> _Data block_
▬▬▬
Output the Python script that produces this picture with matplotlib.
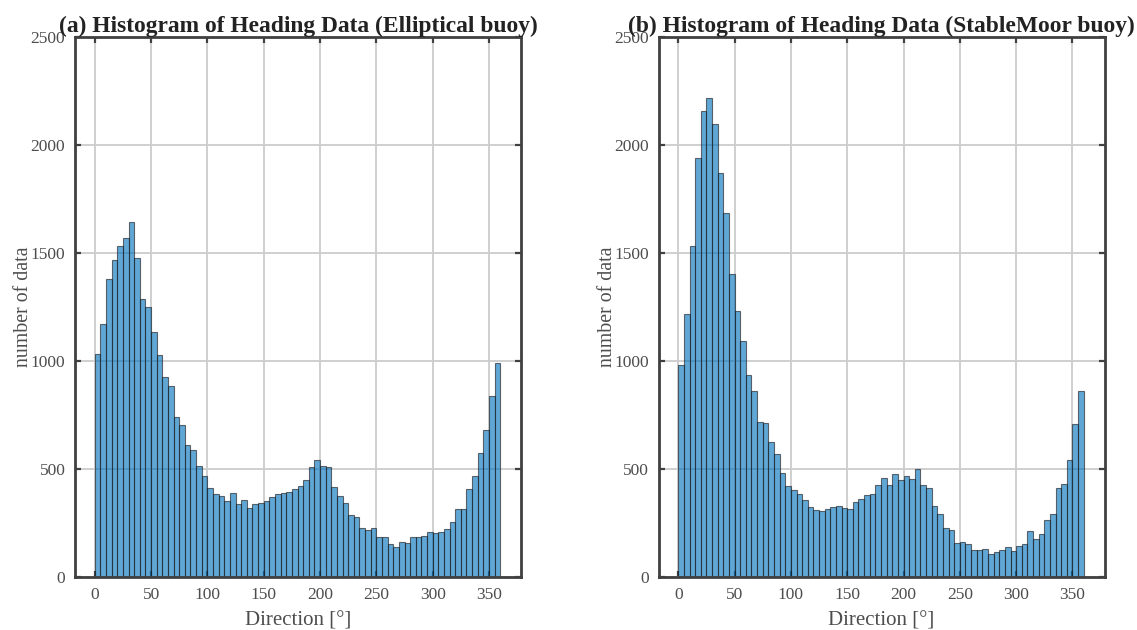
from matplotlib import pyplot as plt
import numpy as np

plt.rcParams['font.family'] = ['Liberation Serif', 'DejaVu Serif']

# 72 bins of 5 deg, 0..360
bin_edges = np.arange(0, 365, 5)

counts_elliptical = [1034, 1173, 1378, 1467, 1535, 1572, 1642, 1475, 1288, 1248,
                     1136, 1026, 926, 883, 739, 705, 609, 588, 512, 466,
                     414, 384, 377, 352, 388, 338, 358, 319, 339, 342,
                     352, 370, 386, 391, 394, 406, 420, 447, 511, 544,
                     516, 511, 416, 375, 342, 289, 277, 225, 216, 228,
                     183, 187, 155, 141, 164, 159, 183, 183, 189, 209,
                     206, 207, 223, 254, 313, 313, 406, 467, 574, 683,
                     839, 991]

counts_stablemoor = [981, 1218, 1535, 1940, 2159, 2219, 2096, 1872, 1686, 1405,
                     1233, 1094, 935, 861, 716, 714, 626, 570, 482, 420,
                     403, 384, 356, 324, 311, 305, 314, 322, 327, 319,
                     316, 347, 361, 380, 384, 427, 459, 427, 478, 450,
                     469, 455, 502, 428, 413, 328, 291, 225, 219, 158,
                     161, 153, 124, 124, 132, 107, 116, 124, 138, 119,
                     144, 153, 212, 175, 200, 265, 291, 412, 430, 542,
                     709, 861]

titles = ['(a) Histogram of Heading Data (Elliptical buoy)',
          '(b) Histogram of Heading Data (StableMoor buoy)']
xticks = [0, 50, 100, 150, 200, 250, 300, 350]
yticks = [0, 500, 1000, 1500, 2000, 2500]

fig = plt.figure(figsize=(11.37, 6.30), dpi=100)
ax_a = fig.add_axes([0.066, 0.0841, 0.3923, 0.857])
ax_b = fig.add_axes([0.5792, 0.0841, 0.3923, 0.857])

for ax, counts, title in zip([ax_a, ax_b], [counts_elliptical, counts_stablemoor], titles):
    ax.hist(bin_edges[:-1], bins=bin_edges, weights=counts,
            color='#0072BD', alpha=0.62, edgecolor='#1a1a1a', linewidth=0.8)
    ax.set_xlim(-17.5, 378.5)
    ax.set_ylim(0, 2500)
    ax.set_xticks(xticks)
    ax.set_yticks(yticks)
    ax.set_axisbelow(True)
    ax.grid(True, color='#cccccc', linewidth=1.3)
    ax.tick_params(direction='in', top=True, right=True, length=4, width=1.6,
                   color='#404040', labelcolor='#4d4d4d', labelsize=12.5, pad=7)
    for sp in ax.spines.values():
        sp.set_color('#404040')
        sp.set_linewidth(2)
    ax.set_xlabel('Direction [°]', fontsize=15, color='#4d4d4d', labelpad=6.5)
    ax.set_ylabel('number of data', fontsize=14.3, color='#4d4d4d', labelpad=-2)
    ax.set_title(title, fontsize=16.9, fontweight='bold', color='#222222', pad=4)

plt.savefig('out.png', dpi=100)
▬▬▬
From the opening line of the listing above through the line bearing "bin_edges = np.arange(0, 365, 5)", repeat each line exactly. Drop every picture.

> _Reply to the task_
Output the Python script that produces this picture with matplotlib.
from matplotlib import pyplot as plt
import numpy as np

plt.rcParams['font.family'] = ['Liberation Serif', 'DejaVu Serif']

# 72 bins of 5 deg, 0..360
bin_edges = np.arange(0, 365, 5)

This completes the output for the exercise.